In and Out of the Glowing City

A luminous day with Bill Baird – a 360-degree artist. I call him this because he can express himself from seemingly every angle. He can speak articulately about his life’s pursuit, he can draw, paint, play multiple instruments, toss down lyrics in moments flat, and thrive in the studio, stealthily going after the sound he knows is on the tip of his mind. It’s bigger than just the music. We filmed him for half of the day, touching on topics from urban development to culture hounds, from his vegetable oil-fueled car to Walt Whitman. He talked about Soundteam being picked up by Capitol records and painted out a hilarious scene of a some guy (maybe A&R) with a backwards baseball cap courting the band around a table with a $500 bottle of Dom Perignon. That was the moment he looked around and realized there was some corporate trouble afoot.

Bill Baird at his studio, portrait by Daniel Perlaky
Bill Baird photographed at his studio, Baby Blue, by Daniel Perlaky

There was ease today after the relative stress of the last few days. The project challenges us every time we go out there, forces us to rapidly re-assess our preconceived ideas of people’s desires and motives.

Once the subjects in the film get past the fact that Robert and I look like Robocops with our cameras and shoulder mounts, they trust us more. Bill from the Honeybears and the Harlequins called a camera, with its intense light trained on him, “the blaster.” Red Hunter’s band simply thought they looked too much like TV cameras. Odd what YouTube and mini cell phone technology have done to people’s perceptions of larger, higher quality cameras. As if, by virtue of their quality, they aren’t authentic. That’s missing the point, I think. We all have our tools, and these are ours, and they are going to give us a beautiful final product.

It makes me wonder why a documentary of this nature hasn’t been made in recent years about ATX. I mean, low-res videos abound. Friends shooting friends. Everyone’s on camera all the time. But we’re attempting to find some shred of sense in it, with good quality image and sound. As much as I love the rawness of the Velvet Underground Quine Tapes, we want to up the quality. And trust me, we are definitely boot-strapping it. We are the definition of a skeleton crew. But I think being only a 3-4 person crew allows us to better engage with the world in front of us. We can be in the moment and follow the energy more spontaneously.
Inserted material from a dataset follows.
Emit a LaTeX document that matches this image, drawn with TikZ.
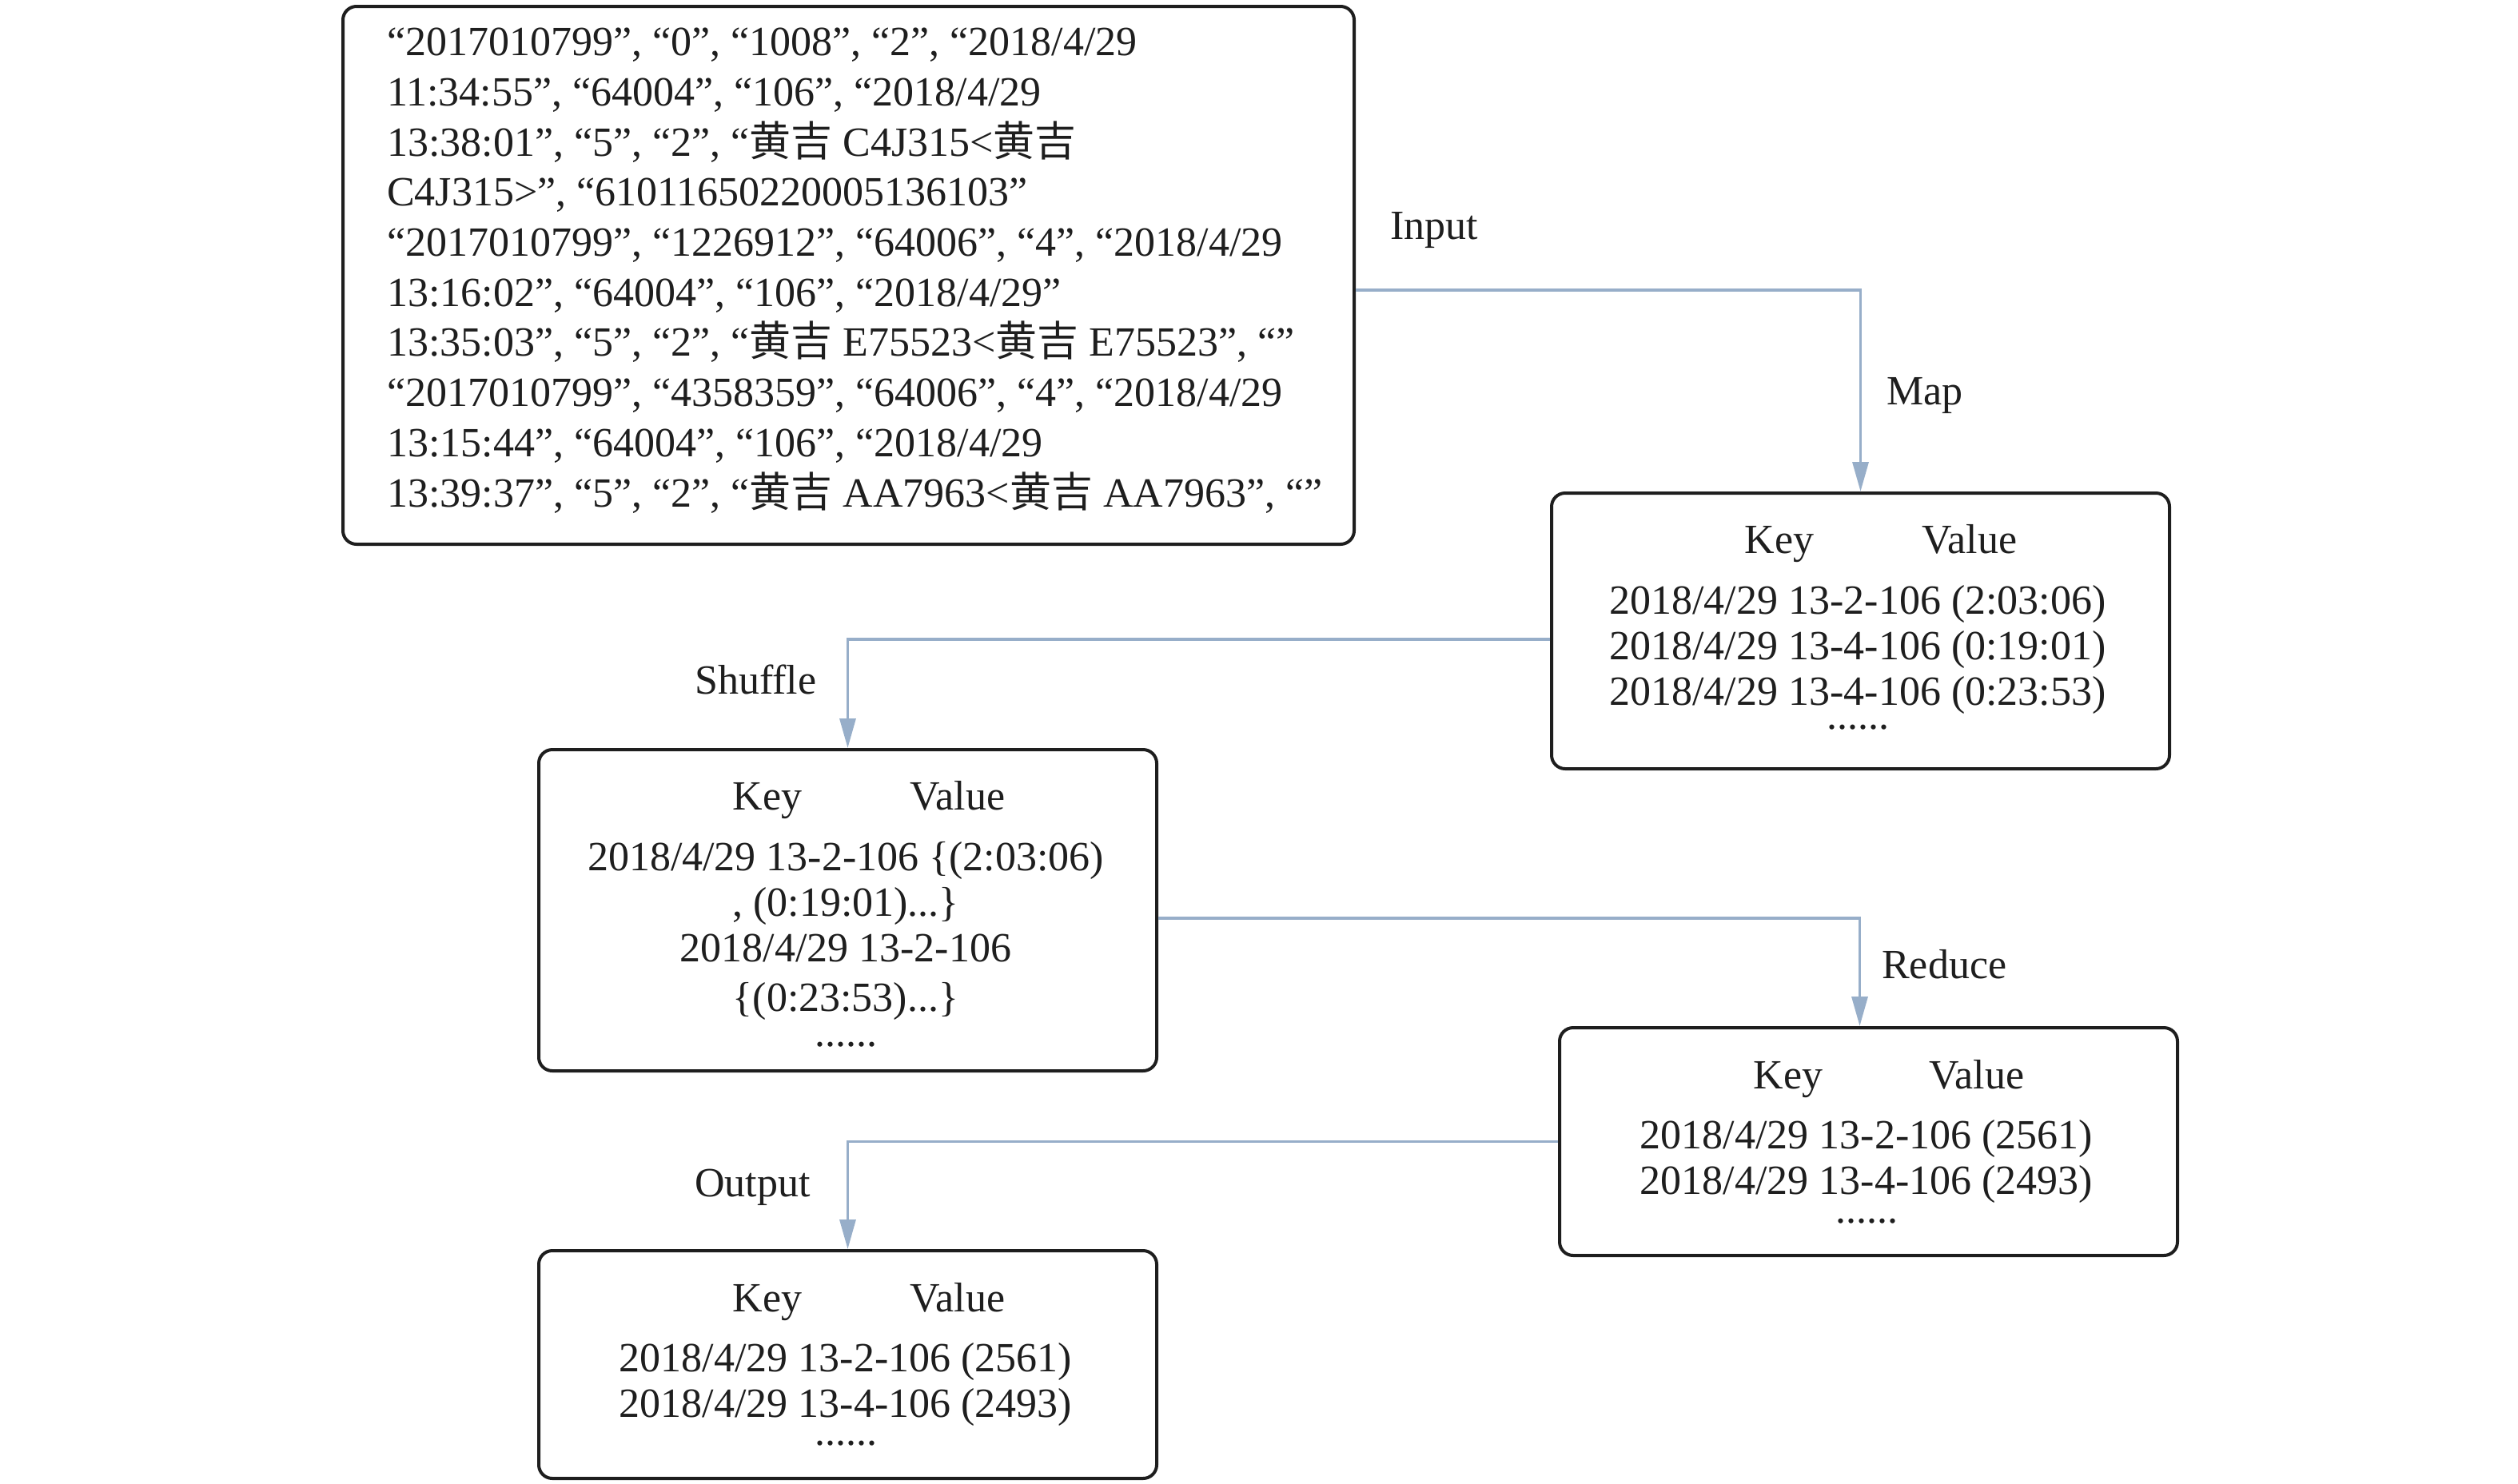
\documentclass[tikz,border=0pt]{standalone}
\usepackage{fontspec}
\setmainfont{Liberation Serif}
\newfontfamily\cjk{Noto Sans CJK SC}
\newcommand{\hj}{{\cjk 黄吉}}
\usetikzlibrary{arrows.meta}
\definecolor{arrowblue}{RGB}{151,174,201}
\definecolor{boxline}{RGB}{30,30,30}
\begin{document}
\begin{tikzpicture}[x=1pt,y=-1pt,
  box/.style={draw=boxline, line width=4pt, rounded corners=17pt, inner sep=0pt, anchor=north west},
  flow/.style={draw=arrowblue, line width=3.3pt, -{Triangle[length=37pt,width=20pt]}},
  txt/.style={inner sep=0pt, text=boxline, font=\fontsize{52}{57}\selectfont},
  lbl/.style={inner sep=0pt, text=boxline, anchor=base west, font=\fontsize{52}{62}\selectfont}]
\useasboundingbox (0,0) rectangle (3150,1856);

% boxes
\node[box, minimum width=1265pt, minimum height=673pt] (in) at (427,6) {};
\node[box, minimum width=773pt, minimum height=345pt] (mapb) at (1939,615) {};
\node[box, minimum width=773pt, minimum height=402pt] (shb) at (672,936) {};
\node[box, minimum width=773pt, minimum height=285pt] (redb) at (1949,1284) {};
\node[box, minimum width=773pt, minimum height=285pt] (outb) at (672,1563) {};

% input text (anchored at the baseline of its last line)
\node[txt, anchor=base west, align=left, font=\fontsize{52}{62.7}\selectfont] (intext) at (484,634)
{“2017010799”, “0”, “1008”, “2”, “2018/4/29\\
11:34:55”, “64004”, “106”, “2018/4/29\\
13:38:01”, “5”, “2”, “\hj{} C4J315<\hj\\
C4J315>”, “61011650220005136103”\\
“2017010799”, “1226912”, “64006”, “4”, “2018/4/29\\
13:16:02”, “64004”, “106”, “2018/4/29”\\
13:35:03”, “5”, “2”, “\hj{} E75523<\hj{} E75523”, “”\\
“2017010799”, “4358359”, “64006”, “4”, “2018/4/29\\
13:15:44”, “64004”, “106”, “2018/4/29\\
13:39:37”, “5”, “2”, “\hj{} AA7963<\hj{} AA7963”, “”};

% map box text
\node[txt, anchor=base] (mapkey) at (2226,692) {Key};
\node[txt, anchor=base] (mapval) at (2464,692) {Value};
\node[txt, anchor=base, align=center] (mapbody) at (2324,882)
{2018/4/29 13-2-106 (2:03:06)\\2018/4/29 13-4-106 (0:19:01)\\2018/4/29 13-4-106 (0:23:53)};
\node[txt, anchor=base] (mapdots) at (2324,912) {......};

% shuffle box text
\node[txt, anchor=base] (shkey) at (960,1013) {Key};
\node[txt, anchor=base] (shval) at (1198,1013) {Value};
\node[txt, anchor=base, align=center] (shbody) at (1058,1265)
{2018/4/29 13-2-106 \{(2:03:06)\\, (0:19:01)...\}\\2018/4/29 13-2-106\\[5pt]\{(0:23:53)...\}};
\node[txt, anchor=base] (shdots) at (1058,1309) {......};

% reduce box text
\node[txt, anchor=base] (redkey) at (2237,1362) {Key};
\node[txt, anchor=base] (redval) at (2473,1362) {Value};
\node[txt, anchor=base, align=center] (redbody) at (2335,1494)
{2018/4/29 13-2-106 (2561)\\2018/4/29 13-4-106 (2493)};
\node[txt, anchor=base] (reddots) at (2335,1530) {......};

% output box text
\node[txt, anchor=base] (outkey) at (960,1641) {Key};
\node[txt, anchor=base] (outval) at (1198,1641) {Value};
\node[txt, anchor=base, align=center] (outbody) at (1058,1773)
{2018/4/29 13-2-106 (2561)\\2018/4/29 13-4-106 (2493)};
\node[txt, anchor=base] (outdots) at (1058,1808) {......};

% connectors
\draw[flow] ([yshift=-18.5pt]in.east) -| (mapb.north);
\draw[flow] ([yshift=-10.5pt]mapb.west) -| (shb.north);
\draw[flow] ([yshift=-10pt]shb.east) -| ([xshift=-11pt]redb.north);
\draw[flow] (redb.west) -| (outb.north);

% labels
\node[lbl] (linput) at (1739,299) {Input};
\node[lbl] (lmap) at (2360,506) {Map};
\node[lbl] (lshuffle) at (869,868) {Shuffle};
\node[lbl] (lreduce) at (2354,1224) {Reduce};
\node[lbl] (loutput) at (869,1497) {Output};
\end{tikzpicture}
\end{document}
Like the way Wim Wenders filmed Houston in Paris, TX – long tracking shots across expansive banks, staring through the camera with wide-eyed wonder at a giant construction crane with a proud American flag flapping on top. A brilliant and curious German exploring the intricacies and excesses of another culture as he finds them, insidious or commonplace as we Texans might find them to be. We’re making this film not just for the people here, but for some guy named Jorg in Stockholm, who thinks people ride horses and screw sheep in Texas (I’ve been accused of both, completely straight-faced, during some of my travels.)

This is why our trips to Dallas and Houston, commencing tomorrow, will be interesting. We’ll come up for air to look at another side of Texas before we submerge back in.